Streep responded to McGowan's criticism of her, saying: "I wasn't deliberately silent. I didn't know. I don't tacitly approve of rape. I didn't know. I don't like young women being assaulted. I didn't know this was happening."
Eva Longoria, the actress and one of the chief spokeswomen for the Time's Up initiative, defended the all-black dress code as a necessary show of female solidarity.
"This is a moment of solidarity, not a fashion moment," Longoria told The New York Times.
"For years, we've sold these awards shows as women, with our gowns and colors and our beautiful faces and our glamour.
"This time the industry can't expect us to go up and twirl around."
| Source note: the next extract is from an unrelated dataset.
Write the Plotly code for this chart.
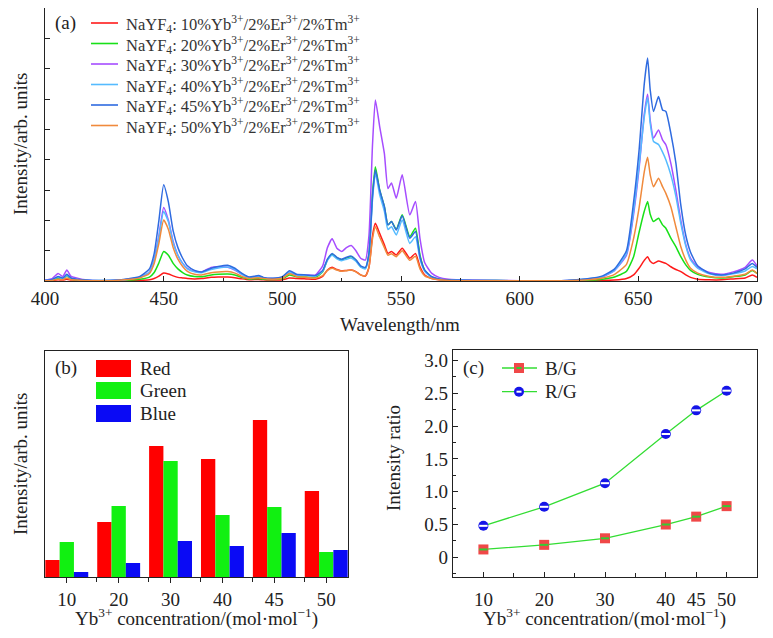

On Saturday, The Handmaid's Tale actress Elisabeth Moss posted a picture of herself wearing a black t-shirt with the words "Time's Up" emblazoned on it.
She wrote alongside the photo: "The clock has run out on sexual assault, harassment and inequality in the workplace. It's time to do something about it."
Among the actresses who have confirmed they will be wearing black at this Sunday's event are Gal Gadot, Saoirse Ronan, Mary J. Blige, Allison Janney, and Jessica Chastain.
It is not yet known which actresses will choose not to conform with the all-black fashion statement.
Yet there are already those who are calling on women not to criticise the actresses who decline to take part.
Andre Walker, Oprah Winfrey's hair stylist for over 30 years, said the #MeToo movement should show restraint.
"They have their own reasons," he said of the actresses who choose not to wear black on Sunday.
"There might be a backlash. I think if you show up in something really bright, they'll get a lot of attention.
"But there are some people who think there is no such thing as bad publicity. I don't think there should be any judgement."